_PROBLEM STATEMENT_
Return the material word for word. Do not include the pictures.

** Begin SOURCE MATERIAL **

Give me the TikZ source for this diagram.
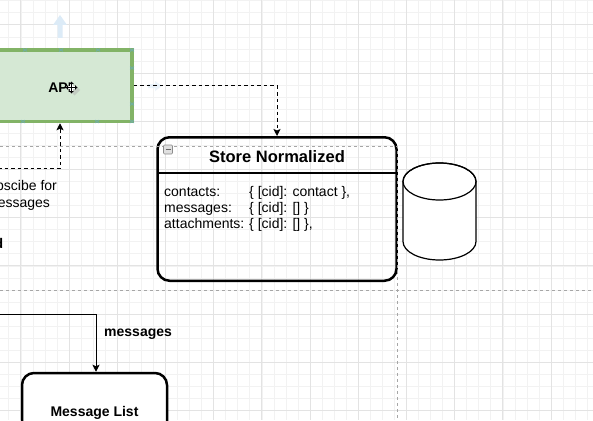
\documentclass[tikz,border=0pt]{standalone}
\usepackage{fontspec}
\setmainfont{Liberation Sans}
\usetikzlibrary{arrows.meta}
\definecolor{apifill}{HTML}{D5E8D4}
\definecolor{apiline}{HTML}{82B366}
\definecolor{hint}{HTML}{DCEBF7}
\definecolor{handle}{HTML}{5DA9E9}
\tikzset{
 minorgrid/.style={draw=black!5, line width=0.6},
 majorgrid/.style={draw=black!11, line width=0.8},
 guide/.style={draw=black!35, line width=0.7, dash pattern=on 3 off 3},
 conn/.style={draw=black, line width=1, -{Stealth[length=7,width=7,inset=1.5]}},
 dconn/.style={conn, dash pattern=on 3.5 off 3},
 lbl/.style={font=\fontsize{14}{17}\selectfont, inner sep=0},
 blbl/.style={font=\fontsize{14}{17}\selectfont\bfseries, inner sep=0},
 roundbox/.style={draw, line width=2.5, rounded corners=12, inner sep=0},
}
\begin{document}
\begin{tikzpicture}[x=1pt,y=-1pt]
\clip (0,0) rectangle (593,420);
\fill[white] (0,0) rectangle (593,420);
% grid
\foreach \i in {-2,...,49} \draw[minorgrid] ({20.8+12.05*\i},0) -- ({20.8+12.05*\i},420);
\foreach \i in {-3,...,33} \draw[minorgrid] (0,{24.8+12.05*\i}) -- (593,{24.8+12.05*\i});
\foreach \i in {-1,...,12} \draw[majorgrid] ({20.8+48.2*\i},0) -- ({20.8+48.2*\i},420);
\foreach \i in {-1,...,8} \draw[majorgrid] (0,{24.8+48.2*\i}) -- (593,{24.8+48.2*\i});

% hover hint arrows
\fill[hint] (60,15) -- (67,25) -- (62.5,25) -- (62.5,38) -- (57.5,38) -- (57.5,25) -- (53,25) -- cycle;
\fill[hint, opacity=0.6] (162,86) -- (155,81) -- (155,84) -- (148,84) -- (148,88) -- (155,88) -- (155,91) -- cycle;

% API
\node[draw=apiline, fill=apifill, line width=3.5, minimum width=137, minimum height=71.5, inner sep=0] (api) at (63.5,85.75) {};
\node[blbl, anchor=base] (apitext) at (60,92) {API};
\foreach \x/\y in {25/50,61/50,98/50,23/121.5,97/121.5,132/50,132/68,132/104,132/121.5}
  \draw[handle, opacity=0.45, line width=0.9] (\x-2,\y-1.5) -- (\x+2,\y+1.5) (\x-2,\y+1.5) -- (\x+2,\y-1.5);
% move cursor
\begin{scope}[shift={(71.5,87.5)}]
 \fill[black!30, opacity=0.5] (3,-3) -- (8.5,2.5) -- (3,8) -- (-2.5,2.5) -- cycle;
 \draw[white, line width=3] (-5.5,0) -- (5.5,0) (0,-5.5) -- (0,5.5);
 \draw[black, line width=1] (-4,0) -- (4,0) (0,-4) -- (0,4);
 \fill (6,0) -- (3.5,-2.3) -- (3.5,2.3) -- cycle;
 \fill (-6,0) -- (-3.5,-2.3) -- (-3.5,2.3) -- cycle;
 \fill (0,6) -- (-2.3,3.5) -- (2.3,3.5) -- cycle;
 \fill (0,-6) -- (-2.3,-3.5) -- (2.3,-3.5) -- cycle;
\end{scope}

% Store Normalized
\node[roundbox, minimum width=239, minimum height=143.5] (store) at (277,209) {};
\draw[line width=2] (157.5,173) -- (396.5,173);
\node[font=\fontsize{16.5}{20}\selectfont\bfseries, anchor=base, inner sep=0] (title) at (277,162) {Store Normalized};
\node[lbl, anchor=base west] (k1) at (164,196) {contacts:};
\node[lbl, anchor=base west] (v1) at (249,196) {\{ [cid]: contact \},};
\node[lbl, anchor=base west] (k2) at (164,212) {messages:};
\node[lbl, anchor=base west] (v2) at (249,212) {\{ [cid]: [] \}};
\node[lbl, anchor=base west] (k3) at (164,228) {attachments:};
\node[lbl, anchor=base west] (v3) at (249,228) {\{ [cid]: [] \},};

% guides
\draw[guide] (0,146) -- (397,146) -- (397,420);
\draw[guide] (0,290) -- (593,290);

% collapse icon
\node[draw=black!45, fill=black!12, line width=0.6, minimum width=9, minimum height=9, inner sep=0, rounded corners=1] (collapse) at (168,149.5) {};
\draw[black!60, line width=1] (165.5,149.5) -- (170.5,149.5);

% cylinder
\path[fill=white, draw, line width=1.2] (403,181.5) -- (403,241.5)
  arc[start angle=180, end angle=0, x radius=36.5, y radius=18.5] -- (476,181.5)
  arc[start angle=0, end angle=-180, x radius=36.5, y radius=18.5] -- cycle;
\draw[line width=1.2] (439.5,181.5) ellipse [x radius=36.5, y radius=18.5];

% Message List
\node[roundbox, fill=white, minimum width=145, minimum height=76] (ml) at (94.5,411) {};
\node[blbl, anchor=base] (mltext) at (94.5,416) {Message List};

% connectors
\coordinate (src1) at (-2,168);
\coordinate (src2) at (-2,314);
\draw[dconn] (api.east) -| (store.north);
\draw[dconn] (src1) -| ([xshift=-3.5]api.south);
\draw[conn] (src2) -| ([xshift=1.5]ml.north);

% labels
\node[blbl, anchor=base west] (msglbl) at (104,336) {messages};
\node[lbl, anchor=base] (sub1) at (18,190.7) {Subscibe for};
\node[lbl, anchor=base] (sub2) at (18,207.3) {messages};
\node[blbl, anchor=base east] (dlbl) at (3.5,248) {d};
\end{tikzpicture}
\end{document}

** End SOURCE MATERIAL **

_RESULT FOR THIS TASK_
Give me the TikZ source for this diagram.
\documentclass[tikz,border=0pt]{standalone}
\usepackage{fontspec}
\setmainfont{Liberation Sans}
\usetikzlibrary{arrows.meta}
\definecolor{apifill}{HTML}{D5E8D4}
\definecolor{apiline}{HTML}{82B366}
\definecolor{hint}{HTML}{DCEBF7}
\definecolor{handle}{HTML}{5DA9E9}
\tikzset{
 minorgrid/.style={draw=black!5, line width=0.6},
 majorgrid/.style={draw=black!11, line width=0.8},
 guide/.style={draw=black!35, line width=0.7, dash pattern=on 3 off 3},
 conn/.style={draw=black, line width=1, -{Stealth[length=7,width=7,inset=1.5]}},
 dconn/.style={conn, dash pattern=on 3.5 off 3},
 lbl/.style={font=\fontsize{14}{17}\selectfont, inner sep=0},
 blbl/.style={font=\fontsize{14}{17}\selectfont\bfseries, inner sep=0},
 roundbox/.style={draw, line width=2.5, rounded corners=12, inner sep=0},
}
\begin{document}
\begin{tikzpicture}[x=1pt,y=-1pt]
\clip (0,0) rectangle (593,420);
\fill[white] (0,0) rectangle (593,420);
% grid
\foreach \i in {-2,...,49} \draw[minorgrid] ({20.8+12.05*\i},0) -- ({20.8+12.05*\i},420);
\foreach \i in {-3,...,33} \draw[minorgrid] (0,{24.8+12.05*\i}) -- (593,{24.8+12.05*\i});
\foreach \i in {-1,...,12} \draw[majorgrid] ({20.8+48.2*\i},0) -- ({20.8+48.2*\i},420);
\foreach \i in {-1,...,8} \draw[majorgrid] (0,{24.8+48.2*\i}) -- (593,{24.8+48.2*\i});

% hover hint arrows
\fill[hint] (60,15) -- (67,25) -- (62.5,25) -- (62.5,38) -- (57.5,38) -- (57.5,25) -- (53,25) -- cycle;
\fill[hint, opacity=0.6] (162,86) -- (155,81) -- (155,84) -- (148,84) -- (148,88) -- (155,88) -- (155,91) -- cycle;

% API
\node[draw=apiline, fill=apifill, line width=3.5, minimum width=137, minimum height=71.5, inner sep=0] (api) at (63.5,85.75) {};
\node[blbl, anchor=base] (apitext) at (60,92) {API};
\foreach \x/\y in {25/50,61/50,98/50,23/121.5,97/121.5,132/50,132/68,132/104,132/121.5}
  \draw[handle, opacity=0.45, line width=0.9] (\x-2,\y-1.5) -- (\x+2,\y+1.5) (\x-2,\y+1.5) -- (\x+2,\y-1.5);
% move cursor
\begin{scope}[shift={(71.5,87.5)}]
 \fill[black!30, opacity=0.5] (3,-3) -- (8.5,2.5) -- (3,8) -- (-2.5,2.5) -- cycle;
 \draw[white, line width=3] (-5.5,0) -- (5.5,0) (0,-5.5) -- (0,5.5);
 \draw[black, line width=1] (-4,0) -- (4,0) (0,-4) -- (0,4);
 \fill (6,0) -- (3.5,-2.3) -- (3.5,2.3) -- cycle;
 \fill (-6,0) -- (-3.5,-2.3) -- (-3.5,2.3) -- cycle;
 \fill (0,6) -- (-2.3,3.5) -- (2.3,3.5) -- cycle;
 \fill (0,-6) -- (-2.3,-3.5) -- (2.3,-3.5) -- cycle;
\end{scope}

% Store Normalized
\node[roundbox, minimum width=239, minimum height=143.5] (store) at (277,209) {};
\draw[line width=2] (157.5,173) -- (396.5,173);
\node[font=\fontsize{16.5}{20}\selectfont\bfseries, anchor=base, inner sep=0] (title) at (277,162) {Store Normalized};
\node[lbl, anchor=base west] (k1) at (164,196) {contacts:};
\node[lbl, anchor=base west] (v1) at (249,196) {\{ [cid]: contact \},};
\node[lbl, anchor=base west] (k2) at (164,212) {messages:};
\node[lbl, anchor=base west] (v2) at (249,212) {\{ [cid]: [] \}};
\node[lbl, anchor=base west] (k3) at (164,228) {attachments:};
\node[lbl, anchor=base west] (v3) at (249,228) {\{ [cid]: [] \},};

% guides
\draw[guide] (0,146) -- (397,146) -- (397,420);
\draw[guide] (0,290) -- (593,290);

% collapse icon
\node[draw=black!45, fill=black!12, line width=0.6, minimum width=9, minimum height=9, inner sep=0, rounded corners=1] (collapse) at (168,149.5) {};
\draw[black!60, line width=1] (165.5,149.5) -- (170.5,149.5);

% cylinder
\path[fill=white, draw, line width=1.2] (403,181.5) -- (403,241.5)
  arc[start angle=180, end angle=0, x radius=36.5, y radius=18.5] -- (476,181.5)
  arc[start angle=0, end angle=-180, x radius=36.5, y radius=18.5] -- cycle;
\draw[line width=1.2] (439.5,181.5) ellipse [x radius=36.5, y radius=18.5];

% Message List
\node[roundbox, fill=white, minimum width=145, minimum height=76] (ml) at (94.5,411) {};
\node[blbl, anchor=base] (mltext) at (94.5,416) {Message List};

% connectors
\coordinate (src1) at (-2,168);
\coordinate (src2) at (-2,314);
\draw[dconn] (api.east) -| (store.north);
\draw[dconn] (src1) -| ([xshift=-3.5]api.south);
\draw[conn] (src2) -| ([xshift=1.5]ml.north);

% labels
\node[blbl, anchor=base west] (msglbl) at (104,336) {messages};
\node[lbl, anchor=base] (sub1) at (18,190.7) {Subscibe for};
\node[lbl, anchor=base] (sub2) at (18,207.3) {messages};
\node[blbl, anchor=base east] (dlbl) at (3.5,248) {d};
\end{tikzpicture}
\end{document}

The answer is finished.